Dr. Kelvin Lee
I came to RPCI from University of Miami Medical School/Sylvester Comprehensive Cancer Center. I earned my medical degree at the University of Michigan (UM) Medical School, Ann Arbor, and completed residency training at the University of Colorado, Denver.
Residency training was followed by a clinical fellowship at the UM Medical School and a research fellowship at the UM Howard Hughes Medical Institute. I am a Diplomate of the American Board of Internal Medicine.
I started in science over 20 years ago while attending the University of Washington (Go Dawgs) and then going on to work for 5 years at the Fred Hutchinson Cancer Research Center where I learned the basics to almost every technique I use today. I left the beautiful Northwest for what was supposed to be a couple of years and headed off to Ann Arbor Michigan to work at the University of Michigan and the dreaded Wolverines.
After 5 very productive and fun years at Michigan learning all about chicken B cells I decided to head back to Washington but ended up in Washington DC instead. (Never could keep those 2 straight) I entered the realm of the NIH and for 6 years worked on several different projects and learned everything you could want to know about NF-Kb (and then some). After spending my whole life above the 35th parallel I decided it was time to try living some place warm and sunny. I moved to Miami Florida and worked for 7 years at the University of Miami. For those of you who know college football, it was the University of Washington that ended the Miami Hurricanes 52 home game winning streak (Go Dawgs). While in Miami I learned more then I ever wanted to know about Tropical weather and hurricanes. You know you live in Florida when the National Hurricane weather site is marked as one of your favorites. Because you can only take so much sun and hot weather we moved to Buffalo and now I am learning all about “weather events” or as the normal person would call them “snow storms." We have yet to lose our roof during a “weather event” so I think we are still doing better then living through hurricanes.
Through my many years in labs I have worked with many different people ranging from high school students to medical fellows and have hopefully helped to train them into becoming successful scientists or at least some one you can trust to not burn the lab down. As the senior tech in the lab I do all sorts of things from ordering supplies to doing experiments. Mostly I try to keep things together so the lab can function. We have probably the largest and most extensive music CD selection around (which before MP3 players use to be impressive). Now I guess it just shows my age. We have a good group of people in our lab, on our floor and in the department. The one thing that everyone told me when we moved to Buffalo is that people like to party here and they weren’t kidding.

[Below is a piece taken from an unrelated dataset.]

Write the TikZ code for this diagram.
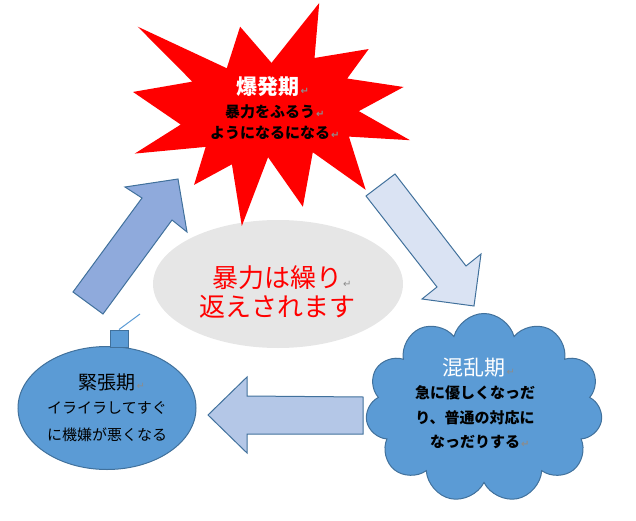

Born and bred in the city of good neighbors, I’ve tinkered with science my entire life in some form or another. My studies led me to SUNY Geneseo where I earned a BS in Biology and developed an interest for Cancer and Immunology research.
During my time there, Dr. Lee visited and gave a seminar presentation on the research projects of his lab and of the department. While very interested in the science, it was the pizza and chicken wings that he brought from the Anchor Bar that convinced me I was destined to go to Roswell.
When not in the lab you can find me drowning my sorrows as a Bills and Sabres fan at any one of the good watering holes here in Buffalo, or reliving the glory days by playing Tecmo Super Bowl on the NES. While new to the lab, I know that many good times are ahead, and I look forward to all the adventures that are innate to the Lee lab. I love lamp.
I was born in Kerala in India. After completing my BSc in Agriculture from Tamilnadu agricultural university, India, I did my MSc in Plant molecular biology at the same university where we discovered new RAPD and isozyme markers for the early detection of sesamum phyllody – a disease caused by mycoplasma-like-organism.
I did my PhD in Molecular Microbiology at the School of Biotechnology, Madurai Kamaraj University, India. We cloned and sequenced a large gene cluster involved in antibiotic resistance, and characterized a metabolite involved in anti-fungal activity in the bio-pesticidal organism Bacillus thuringiensis.
I also isolated and characterized 2 new organisms that I found associated with coffee roots, and developed one of them as a potential carrier for transgenic expression of insecticidal proteins in the root zone of plants. After successfully finishing my PhD, I took a risk and moved to Roswell. In my first lab here we discovered the sub-mitochondrial location of a protein involved in drug resistance in T-lymphoblastic leukemia. After a brief stint in Cancer Genetics, I am now very happy to be working on multiple myeloma with Dr. Kelvin Lee.